During a stop on our bus ride, we learned for the first time that Argentine short order cooks interpret an order of "My wife is Vegetarian. She would like a sandwich with only lettuce, tomato, cheese, and mayonnaise. She does not eat ham, chicken, beef, or fish" as "She would like a ham sandwich."

Argentine Logic: If she does not eat beef, then she must eat ham. People who do not eat meat products do not exist.

As we did not check the sandwich before our bus left the sandwich stop, we were stuck with a very tasty and large lomito (sirloin steak sandwich) for me, a ham sandwich with lettuce, tomato, and gobs of mayonnaise, and a cranky Sarah, who had nothing but wheat crackers that I had bought as an emergency snack a couple of weeks back.

We arrived in Rosario and Sarah was much too hungry. We had our cab driver take us to a couple of places recommended by the Lonely Planet, but one did not have anybody working at the front desk and another showed us to a dirty room with only a small fan to keep us cool in the 40 degree Celsius heat. But yet another cab driver came to the rescue and delivered us to a decent place with AC.

Our hotel then directed us to a restaurant where we enjoyed a fantastic $4 bottle of wine and some typical Argentine food (i.e. way-too-dry chicken and tasty beef for me and home-made pasta for Sarah).

The next day, we understood why Argentines take siestas - it's too hot between noon and 6 or so to actually do anything. Though we used the time to reserve a semi-affordable hotel room in a central area of Buenos Aires, and the rest to take a siesta. It was a shame when Sarah desired some food for delivery to our hotel room, and no place was open that could do such a thing. But the friendly owners of the hotel directed me to a local resto-bar, which made us a pizza with onions, oregano, and whole green olives (a very common pizza in Argentina, but I can't remember the name) in about 8 minutes.

At around 7:30, we emerged from our hotel room to visit the one thing that we came to Rosario to see, the birthplace of Che Guevara. And we stood, and took a picture, and I asked Sarah why she like Che so much, which evolved into a conversation on socialism as we walked to a park located along a bank of the inescapable Rio Parana. We then encountered several handicraft stalls and purchased a knitted hanging plant holder from one of them.

A few minutes later, the sun set and we watched fireworks and their reflections with at least 100,000 other people. Naturally, we found it difficult to find a place to eat near the riverfront, so we walked to the location of a vegetarian restaurant listed in the Lonely Planet on a whim, knowing that it would probably be closed, and it was indeed closed.

So, we just decided to head back in the direction of our hotel, when we came across a festive-looking resto-bar. We sat down and a few minutes later, we were treated to fantastic vocal performances from area singers backed by some cheesy recorded instrumentals. Most singers seemed to be somewhere between the ages of 50 and 70s and all sang from the diaphragm. How operatic!

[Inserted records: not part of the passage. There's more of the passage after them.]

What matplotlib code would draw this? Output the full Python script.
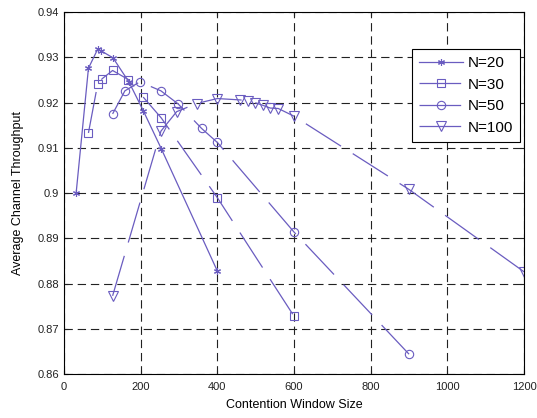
import matplotlib.pyplot as plt

plt.rcParams['font.family'] = ['Liberation Sans', 'DejaVu Sans']
plt.rcParams['lines.scale_dashes'] = False

# dados
cw20 = [32, 64, 88, 98, 128, 170, 207, 254, 400]
th20 = [0.9001, 0.9276, 0.9318, 0.9314, 0.9299, 0.9245, 0.9182, 0.9098, 0.8828]

cw30 = [64, 88, 100, 127, 168, 207, 254, 400, 600]
th30 = [0.9133, 0.9241, 0.9253, 0.9271, 0.9251, 0.9212, 0.9166, 0.8990, 0.8728]

cw50 = [127, 159, 198, 253, 298, 359, 400, 600, 900]
th50 = [0.9175, 0.9226, 0.9246, 0.9226, 0.9197, 0.9143, 0.9112, 0.8914, 0.8644]

cw100 = [127, 253, 294, 346, 400, 459, 480, 498, 519, 538, 559, 600, 900, 1200]
th100 = [0.8773, 0.9137, 0.9180, 0.9198, 0.9209, 0.9206, 0.9204, 0.9200, 0.9194,
         0.9188, 0.9187, 0.9170, 0.9008, 0.8826]

cor = '#6a5cc0'
tracos = (30, 10)
asterisco = (6, 2, 0)

fig = plt.figure(figsize=(5.37, 4.18), dpi=100)
ax = fig.add_axes([0.119, 0.105, 0.857, 0.866])

ax.plot(cw20, th20, color=cor, lw=0.9, marker=asterisco, ms=5,
        mew=0.8, label='N=20')
ax.plot(cw30, th30, color=cor, lw=0.9, dashes=tracos, marker='s', ms=6,
        mew=0.8, fillstyle='none', label='N=30')
ax.plot(cw50, th50, color=cor, lw=0.9, dashes=tracos, marker='o', ms=6,
        mew=0.8, fillstyle='none', label='N=50')
ax.plot(cw100, th100, color=cor, lw=0.9, dashes=tracos, marker='v', ms=7.5,
        mew=0.8, fillstyle='none', label='N=100')

ax.set_xlim(0, 1200)
ax.set_ylim(0.86, 0.94)
ax.set_xticks([0, 200, 400, 600, 800, 1000, 1200])
ax.set_yticks([0.86, 0.87, 0.88, 0.89, 0.9, 0.91, 0.92, 0.93, 0.94])
ax.set_yticklabels(['0.86', '0.87', '0.88', '0.89', '0.9', '0.91', '0.92', '0.93', '0.94'])
ax.tick_params(direction='in', top=True, right=True, labelsize=8, length=3, colors='#222222')
ax.tick_params(axis='x', pad=6)
ax.grid(True, color='#222222', linestyle=(0, (6, 3.5)), linewidth=0.8)

ax.set_xlabel('Contention Window Size', fontsize=9, labelpad=5)
ax.set_ylabel('Average Channel Throughput', fontsize=9, labelpad=10)

leg = ax.legend(loc='upper right', bbox_to_anchor=(0.991, 0.898), borderaxespad=0,
                fontsize=11, fancybox=False, edgecolor='black', framealpha=1,
                handlelength=2.9, borderpad=0.45, labelspacing=0.5, handletextpad=0.3)
leg.get_frame().set_linewidth(0.8)

fig.savefig('out.png', dpi=100)
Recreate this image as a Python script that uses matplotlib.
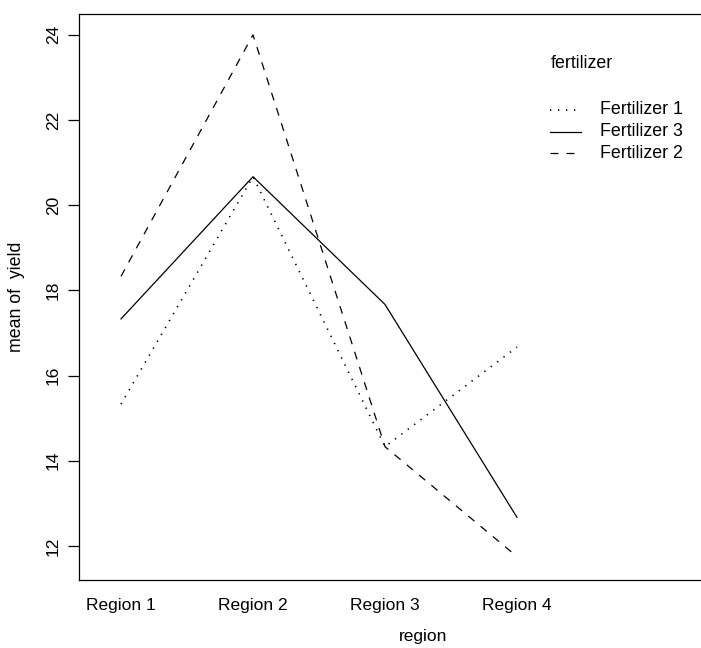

While most hotels in Argentina require that you check out of your room before 10AM, this hotel very nicely lets you check out at 3PM on Sunday. However, we decided to leave around 12:30 and purchased our ticket for a 2PM bus to Buenos Aires.

As we were hungry, we walked across the street to Pizza Piazza, where we ate easily the most disgusting pizza of the trip - the crust was soggy and the cheese was overabundant, over-melted, and just plain gross. Oh well - our ride down to Buenos Aires went smoothly.